MATER STRANGOSCIÀS — Avvenire / 3.04.2001

MATER STRANGOSCIÀS IL DOLORE DAVANTI ALLA CROCE

Pierachille Dolfini

 

Cesano Boscone. Una maglietta lacera, madida di sangue e sudore, è stesa su un filo. In sottofondo la più sinfonica delle melodie di Battiato, “L’ombra della luce”. E, nell’ombra di una luce fioca, un uomo spezza un pane e beve da un calice. Un breve silenzio. L’uomo si trasfigura e inizia a riversare sul pubblico un fiume di parole. E’ il folgorante “incipit” che Dario Villa ha voluto dare alla sua messinscena di “Mater strangosciàs”, l’ultimo dei “Tre lai” che Giovanni Testori consegnò alla pagina scritta al termine della sua parabola artistica e umana.

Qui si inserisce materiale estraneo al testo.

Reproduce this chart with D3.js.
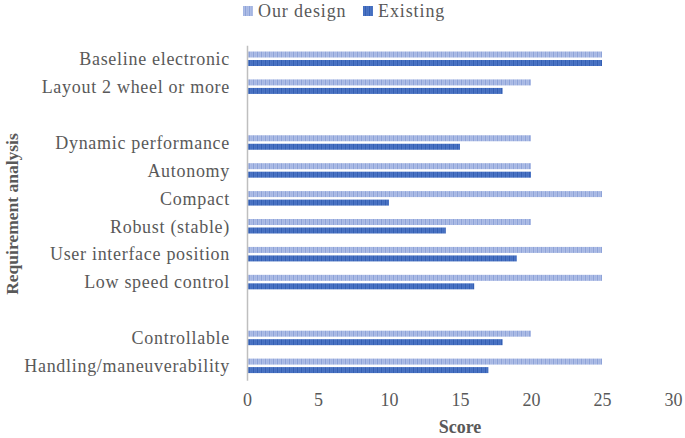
<!DOCTYPE html>
<html><head><meta charset="utf-8">
<script src="https://cdn.jsdelivr.net/npm/d3@7"></script>
<style>body{margin:0;background:#fff}</style>
</head><body>
<svg id="c" width="685" height="438"></svg>
<script>
const categories = ["Baseline electronic ", "Layout 2 wheel or more", "", "Dynamic performance", "Autonomy", "Compact", "Robust (stable)", "User interface position", "Low speed control", "", "Controllable", "Handling/maneuverability"];
const ourDesign = [25, 20, null, 20, 20, 25, 20, 25, 25, null, 20, 25];
const existing  = [25, 18, null, 15, 20, 10, 14, 19, 16, null, 18, 17];
const xTicks = [0, 5, 10, 15, 20, 25, 30];
const seriesNames = ["Our design", "Existing"];

const svg = d3.select("#c");
const font = "'Liberation Serif', 'Times New Roman', serif";
const textColor = "#595959";

const defs = svg.append("defs");
function stripe(id, base, line) {
  const p = defs.append("pattern").attr("id", id).attr("patternUnits", "userSpaceOnUse")
    .attr("width", 4).attr("height", 4);
  p.append("rect").attr("width", 4).attr("height", 4).attr("fill", base);
  p.append("rect").attr("x", 1).attr("width", 1).attr("height", 4).attr("fill", line);
  p.append("rect").attr("x", 3).attr("width", 0.6).attr("height", 4).attr("fill", line).attr("opacity", 0.5);
}
stripe("pOur", "#aebde6", "#8ea3d8");
stripe("pEx", "#4b74c4", "#345fb3");

const x = d3.scaleLinear().domain([0, 30]).range([247, 673]);
const y = d3.scaleBand().domain(d3.range(categories.length)).range([45.3, 380.3]);
const barH = 6, gap = 2.5;

// bars
const g = svg.append("g");
categories.forEach((c, i) => {
  const cy = y(i) + y.bandwidth() / 2;
  if (ourDesign[i] != null) {
    g.append("rect").attr("x", x(0)).attr("y", cy - gap / 2 - barH - 0.5)
      .attr("width", x(ourDesign[i]) - x(0)).attr("height", barH).attr("fill", "url(#pOur)");
  }
  if (existing[i] != null) {
    g.append("rect").attr("x", x(0)).attr("y", cy + gap / 2 - 0.5)
      .attr("width", x(existing[i]) - x(0)).attr("height", barH).attr("fill", "url(#pEx)");
  }
});

// y axis
const yAxis = d3.axisLeft(y).tickSize(0).tickPadding(17).tickFormat(i => categories[i]);
const ya = svg.append("g").attr("transform", `translate(${x(0)},0)`).call(yAxis);
ya.select(".domain").attr("stroke", "#bfbfbf").attr("stroke-width", 1.5);
ya.selectAll("text").attr("font-family", font).attr("font-size", 18).attr("letter-spacing", 0.7).attr("fill", textColor);

// x axis
const xAxis = d3.axisBottom(x).tickValues(xTicks).tickSize(0).tickPadding(13);
const xa = svg.append("g").attr("transform", `translate(0,${y.range()[1]})`).call(xAxis);
xa.select(".domain").remove();
xa.selectAll("text").attr("font-family", font).attr("font-size", 18).attr("fill", textColor);

// titles
svg.append("text").attr("x", 460).attr("y", 433).attr("text-anchor", "middle")
  .attr("font-family", font).attr("font-size", 18).attr("font-weight", "bold").attr("fill", textColor).text("Score");
svg.append("text").attr("transform", "translate(18,214) rotate(-90)").attr("text-anchor", "middle")
  .attr("font-family", font).attr("font-size", 17.5).attr("font-weight", "bold").attr("fill", textColor).text("Requirement analysis");

// legend
const lg = svg.append("g");
const legendX = [243, 363];
seriesNames.forEach((n, i) => {
  lg.append("rect").attr("x", legendX[i]).attr("y", 6).attr("width", 10).attr("height", 10)
    .attr("fill", i === 0 ? "url(#pOur)" : "url(#pEx)");
  lg.append("text").attr("x", legendX[i] + 15).attr("y", 17).attr("font-family", font).attr("font-size", 18)
    .attr("letter-spacing", 0.9).attr("fill", textColor).text(n);
});
</script>
</body></html>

Lo strazio di una madre (una “mameta”, per dirla con il “verbum” testoriano) che vede un figlio morire: non una madre qualunque, ma la Madonna ai piedi della croce di Gesù. Questa Maria (che potrebbe abitare in uno qualsiasi dei paesi della Brianza di Testori) non è abituata a parlare in pubblico, ma il suo linguaggio, un misto di dialetto lombardo e latino, un continuo passare dallo stile alto della liturgia a quello basso delle cascine, ci scaraventa addosso tutta la sua sofferenza che si placa solo nel momento in cui essa riesce a parlare con il figlio (un delirio, forse): Gesù le apre gli occhi sulla speranza della resurrezione, evento di fronte al quale l’apparente insensatezza della vita acquista il suo significato più compiuto. Dario Villa offre una prova intensissima, calandosi con bella immedesimazione nei panni di Maria, per coinvolgere il pubblico in quello che lui stesso vorrebbe “un prolungamento del rito, per tornare alla dimensione sacrale del teatro”.